Recently, it has come to my attention that some parents awaken each morning to the joy of perfect, sunny children who always do what they’re told or, if they do misbehave, respond quickly to loving, gentle correction. These parents never raise their voices, never have a drink at 5:00 unless their rosy-cheeked children are in the care of a trusted babysitter they’ve known for years, never leave the house with a toddler attached to one shin and mascara smudged under one eye. They embrace the joy in every stage, every day of parenthood, wishing only that the clock afforded them more hours with their precious little ones. Yes, they’d like more time for sleep and adult interests, but they never have days when they really think about the activities they miss and wish they could have them back. In short, they are the people who say about parenting, “It’s all good.”
I think these parents are lying, very possibly to themselves. And they’re giving complexes to parents, especially new parents, who feel otherwise.
Parenting is not “all good.” Yes, it’s wondrous, enlightening, life-giving and loving beyond anything I could have imagined before I became a parent. In parenting, all the things you’ve heard are true. You will find energy and strength you didn’t know you had. You will hold something tiny and feel more love for it than all of the love one universe can contain. You will laugh in amazement at your own wit come back at you from the lips of your child, marvel at her accomplishments that already reach beyond what you could achieve and never tire of speculating about her future.
But all of the other things you have heard about parenting are also true. You will be more tired than you have ever imagined possible. You will be enraged to the point where your senses threaten to leave you because the kid is pushing your buttons and WILL NOT LISTEN TO REASON. You will quake in fear at the encroaching threats of the world, all seemingly aimed at your offspring, you will constantly feel the push-pull of your child’s growing desire for independence and you will run the treadmill of trying to keep up with all you need to know so you can teach it to your kid.
You will always be afraid you are doing it wrong.

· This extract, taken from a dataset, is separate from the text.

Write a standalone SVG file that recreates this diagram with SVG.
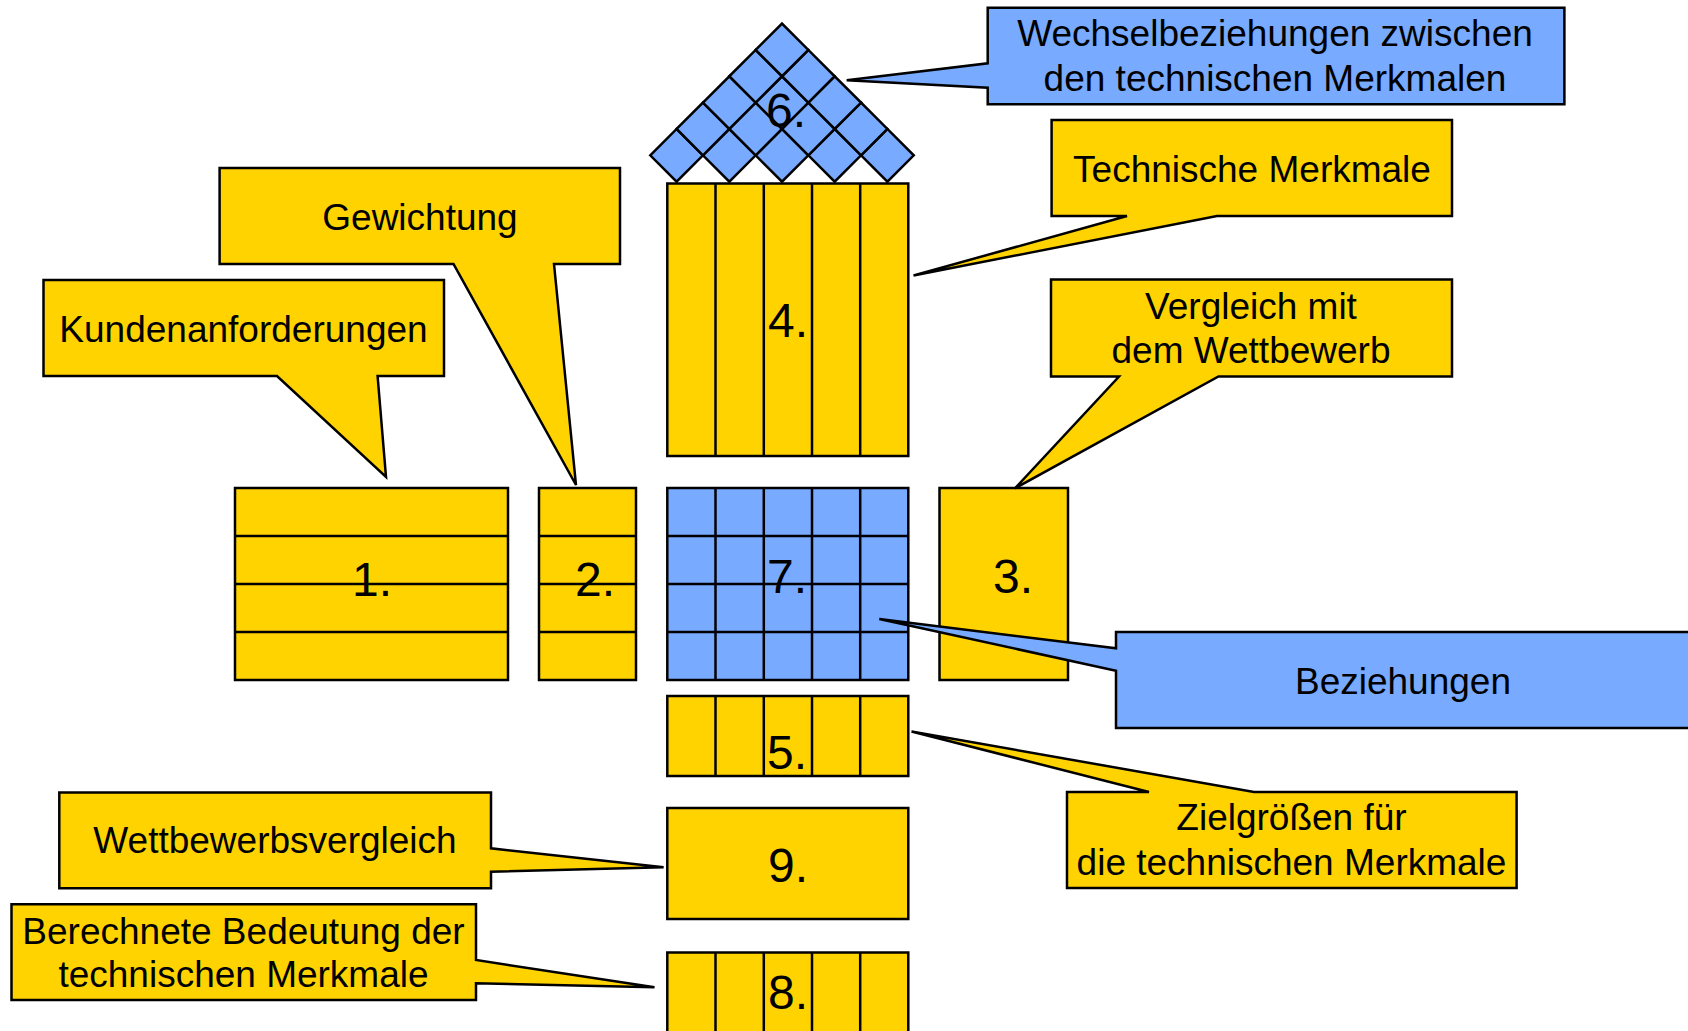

Parenting is illuminating and humorous, maddening and sometimes breathtaking. But one thing it is not is “all good.”
I write this because I’ve recently read a few articles like this one on The Huffington Post and participated in a discussion on LinkedIn where parents were expressing sometimes tearful frustration over the pressure they feel from bloggers and others who only portray the positive side of parenting. I’m not sure why people do this. Perhaps it’s parental competitiveness, or an unwillingness to admit one’s imperfections in public, or maybe something else is at work.
The blogs I tend to return to are the ones that approach parenting honestly, which means they offer a mix of the positive and negative. Overall, they’re balanced. They ask questions. Sometimes their writers get things right. Sometimes they get them wrong. Sometimes they don’t know the answers at all. Just like the rest of us.*
It’s easy to talk or write about the positive aspects of life with kids. There are so many of them, and many of them are worth noting. As a writer and blogger who aims to seek out the universal in life’s everyday and special moments, that’s part of why I do what I do. (Besides, who wants to sound like a complainer?)
But no one has a perfect life, and to pretend otherwise is to deny reality. It’s important to acknowledge those difficult moments and how hard it is to deal with them: the bloody noses your toddler gives you (two, thank you); the temper-tantrums your child should have outgrown by now but hasn’t (can’t take it anymore); the adolescent push for independence that began before age eleven (already??), and the resentment that comes with it when you have to say no again and again. These all suck, and there’s nothing wrong with admitting they drive you crazy.
By telling the truth, you just might make some other parents weep with relief when they realize they’re not alone.
*Note that there is a difference between websites that exist for the specific purpose of giving advice and blogs where writers explore a particular subject area or two. The former won’t express a lot of doubt, because that’s not their job. The latter can be more varied in nature.